Exercise details:
Return only those lines from the line containing "Write the matplotlib code for this chart." to the line containing "from matplotlib.patches import Patch", both included, and please omit the pictures.

Records:
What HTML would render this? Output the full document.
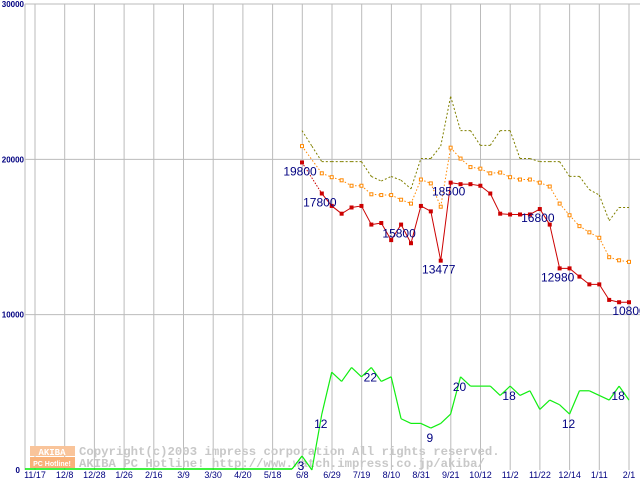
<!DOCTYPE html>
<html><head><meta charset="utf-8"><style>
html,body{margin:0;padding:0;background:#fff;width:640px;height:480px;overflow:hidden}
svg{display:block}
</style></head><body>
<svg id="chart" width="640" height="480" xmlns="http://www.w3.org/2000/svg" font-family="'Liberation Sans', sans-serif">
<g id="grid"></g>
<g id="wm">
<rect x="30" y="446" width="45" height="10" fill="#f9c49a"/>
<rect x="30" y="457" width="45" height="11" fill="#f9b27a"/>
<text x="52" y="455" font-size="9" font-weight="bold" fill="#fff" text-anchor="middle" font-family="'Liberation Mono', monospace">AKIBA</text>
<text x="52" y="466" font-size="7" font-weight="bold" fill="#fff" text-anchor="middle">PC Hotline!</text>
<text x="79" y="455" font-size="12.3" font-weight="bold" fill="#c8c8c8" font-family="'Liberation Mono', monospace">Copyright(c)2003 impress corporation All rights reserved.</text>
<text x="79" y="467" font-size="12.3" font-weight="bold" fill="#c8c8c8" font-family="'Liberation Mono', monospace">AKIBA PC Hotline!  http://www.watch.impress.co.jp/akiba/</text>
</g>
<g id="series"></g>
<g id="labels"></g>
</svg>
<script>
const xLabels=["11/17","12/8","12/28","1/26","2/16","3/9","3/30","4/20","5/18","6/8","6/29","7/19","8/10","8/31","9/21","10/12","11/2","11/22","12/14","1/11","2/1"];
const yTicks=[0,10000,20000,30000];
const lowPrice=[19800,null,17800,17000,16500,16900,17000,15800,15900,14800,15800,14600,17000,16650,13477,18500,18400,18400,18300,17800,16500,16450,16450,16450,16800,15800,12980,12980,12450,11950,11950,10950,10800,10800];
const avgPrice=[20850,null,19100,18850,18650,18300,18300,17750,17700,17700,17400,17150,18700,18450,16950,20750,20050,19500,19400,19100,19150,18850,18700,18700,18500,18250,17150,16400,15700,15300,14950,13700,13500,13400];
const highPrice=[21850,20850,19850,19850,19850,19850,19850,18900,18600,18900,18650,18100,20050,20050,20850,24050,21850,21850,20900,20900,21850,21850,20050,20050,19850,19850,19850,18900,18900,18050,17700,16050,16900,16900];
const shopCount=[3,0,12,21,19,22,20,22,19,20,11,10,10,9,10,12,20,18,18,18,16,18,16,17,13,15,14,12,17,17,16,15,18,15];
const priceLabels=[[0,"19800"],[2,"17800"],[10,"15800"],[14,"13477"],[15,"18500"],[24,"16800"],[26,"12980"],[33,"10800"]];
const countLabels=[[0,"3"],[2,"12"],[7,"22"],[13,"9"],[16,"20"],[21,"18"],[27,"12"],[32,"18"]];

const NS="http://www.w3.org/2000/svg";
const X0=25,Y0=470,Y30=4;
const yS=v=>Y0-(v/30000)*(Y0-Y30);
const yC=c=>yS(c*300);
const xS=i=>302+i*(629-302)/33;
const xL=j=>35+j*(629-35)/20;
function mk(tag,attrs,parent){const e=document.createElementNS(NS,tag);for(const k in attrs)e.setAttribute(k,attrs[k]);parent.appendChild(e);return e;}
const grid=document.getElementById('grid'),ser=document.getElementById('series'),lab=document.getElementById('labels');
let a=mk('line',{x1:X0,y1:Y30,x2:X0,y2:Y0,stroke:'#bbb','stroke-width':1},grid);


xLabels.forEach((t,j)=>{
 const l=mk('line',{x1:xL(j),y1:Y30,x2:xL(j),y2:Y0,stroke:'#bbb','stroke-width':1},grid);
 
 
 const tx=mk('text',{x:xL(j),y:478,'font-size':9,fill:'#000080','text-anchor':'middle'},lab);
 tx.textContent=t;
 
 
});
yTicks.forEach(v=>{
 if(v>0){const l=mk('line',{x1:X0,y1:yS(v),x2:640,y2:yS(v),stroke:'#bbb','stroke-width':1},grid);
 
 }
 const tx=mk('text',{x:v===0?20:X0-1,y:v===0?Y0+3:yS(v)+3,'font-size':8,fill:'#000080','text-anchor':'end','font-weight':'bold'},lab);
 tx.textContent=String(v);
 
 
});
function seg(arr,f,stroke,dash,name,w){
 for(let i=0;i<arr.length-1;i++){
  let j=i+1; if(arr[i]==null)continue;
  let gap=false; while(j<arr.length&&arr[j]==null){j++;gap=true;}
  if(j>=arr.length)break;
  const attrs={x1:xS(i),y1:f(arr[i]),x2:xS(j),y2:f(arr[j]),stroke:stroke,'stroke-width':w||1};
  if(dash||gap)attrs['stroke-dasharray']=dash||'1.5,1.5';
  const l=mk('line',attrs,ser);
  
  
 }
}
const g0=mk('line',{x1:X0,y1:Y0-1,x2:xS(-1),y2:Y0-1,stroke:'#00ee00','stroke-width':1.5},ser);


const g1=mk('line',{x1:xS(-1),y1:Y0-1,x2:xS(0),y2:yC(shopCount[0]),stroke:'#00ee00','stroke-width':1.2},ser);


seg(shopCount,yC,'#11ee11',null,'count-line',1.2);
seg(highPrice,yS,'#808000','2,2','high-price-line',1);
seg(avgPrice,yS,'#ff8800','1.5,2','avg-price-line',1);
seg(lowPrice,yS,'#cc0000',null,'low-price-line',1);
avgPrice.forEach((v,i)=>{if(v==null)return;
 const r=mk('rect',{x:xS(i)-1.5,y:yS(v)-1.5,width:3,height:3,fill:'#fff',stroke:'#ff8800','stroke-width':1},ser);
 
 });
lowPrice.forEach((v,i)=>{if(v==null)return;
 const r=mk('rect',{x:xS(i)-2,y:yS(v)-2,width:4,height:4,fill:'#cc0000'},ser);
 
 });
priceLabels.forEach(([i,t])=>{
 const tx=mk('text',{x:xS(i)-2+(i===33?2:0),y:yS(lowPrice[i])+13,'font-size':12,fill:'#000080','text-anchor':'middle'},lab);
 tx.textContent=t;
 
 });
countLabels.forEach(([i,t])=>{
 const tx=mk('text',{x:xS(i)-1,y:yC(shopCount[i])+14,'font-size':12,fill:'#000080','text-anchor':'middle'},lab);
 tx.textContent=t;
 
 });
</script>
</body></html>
---
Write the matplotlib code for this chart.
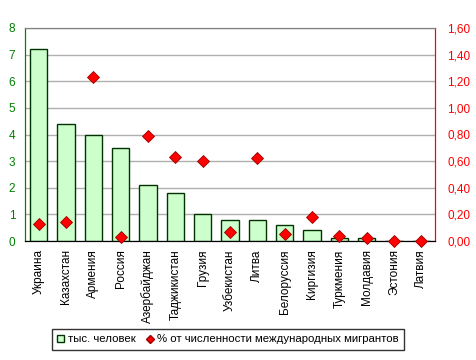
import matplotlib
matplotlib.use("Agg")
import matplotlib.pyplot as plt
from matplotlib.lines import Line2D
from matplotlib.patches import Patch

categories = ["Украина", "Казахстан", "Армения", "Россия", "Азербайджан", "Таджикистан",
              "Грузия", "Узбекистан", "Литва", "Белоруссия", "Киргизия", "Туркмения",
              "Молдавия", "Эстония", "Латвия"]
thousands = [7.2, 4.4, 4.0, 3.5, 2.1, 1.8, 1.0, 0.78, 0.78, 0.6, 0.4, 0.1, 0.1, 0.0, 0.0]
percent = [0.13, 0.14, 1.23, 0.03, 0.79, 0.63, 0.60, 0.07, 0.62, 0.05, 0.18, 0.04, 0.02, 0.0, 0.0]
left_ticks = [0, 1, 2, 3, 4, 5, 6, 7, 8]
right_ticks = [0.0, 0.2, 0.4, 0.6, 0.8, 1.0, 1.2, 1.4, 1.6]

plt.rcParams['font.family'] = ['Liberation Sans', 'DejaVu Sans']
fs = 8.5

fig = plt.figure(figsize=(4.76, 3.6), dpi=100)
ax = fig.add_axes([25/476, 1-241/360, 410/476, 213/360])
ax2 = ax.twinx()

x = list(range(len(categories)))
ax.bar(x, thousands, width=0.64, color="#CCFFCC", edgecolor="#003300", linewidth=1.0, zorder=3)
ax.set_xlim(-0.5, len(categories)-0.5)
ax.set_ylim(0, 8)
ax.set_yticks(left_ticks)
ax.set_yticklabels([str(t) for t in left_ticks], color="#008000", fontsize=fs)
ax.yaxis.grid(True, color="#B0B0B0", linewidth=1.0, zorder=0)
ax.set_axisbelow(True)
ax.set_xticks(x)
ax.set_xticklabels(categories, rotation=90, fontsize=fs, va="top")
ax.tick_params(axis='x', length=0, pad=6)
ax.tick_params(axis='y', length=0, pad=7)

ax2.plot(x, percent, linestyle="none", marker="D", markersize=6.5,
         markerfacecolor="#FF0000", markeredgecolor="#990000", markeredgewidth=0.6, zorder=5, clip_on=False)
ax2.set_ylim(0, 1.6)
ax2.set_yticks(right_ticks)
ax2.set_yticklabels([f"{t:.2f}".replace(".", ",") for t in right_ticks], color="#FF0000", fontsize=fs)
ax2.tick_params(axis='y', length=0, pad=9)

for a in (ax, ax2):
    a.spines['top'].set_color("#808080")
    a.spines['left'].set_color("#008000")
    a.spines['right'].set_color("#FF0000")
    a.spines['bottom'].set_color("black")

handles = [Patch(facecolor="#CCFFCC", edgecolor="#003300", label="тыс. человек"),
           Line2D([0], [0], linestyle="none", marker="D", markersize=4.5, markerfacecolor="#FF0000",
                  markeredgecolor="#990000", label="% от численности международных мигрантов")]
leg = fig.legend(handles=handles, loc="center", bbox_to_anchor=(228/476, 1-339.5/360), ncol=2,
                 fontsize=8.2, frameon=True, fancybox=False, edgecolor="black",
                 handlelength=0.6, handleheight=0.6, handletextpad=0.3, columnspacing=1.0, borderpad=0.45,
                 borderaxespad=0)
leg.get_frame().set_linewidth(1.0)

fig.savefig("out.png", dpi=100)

Worked answer:
Write the matplotlib code for this chart.
import matplotlib
matplotlib.use("Agg")
import matplotlib.pyplot as plt
from matplotlib.lines import Line2D
from matplotlib.patches import Patch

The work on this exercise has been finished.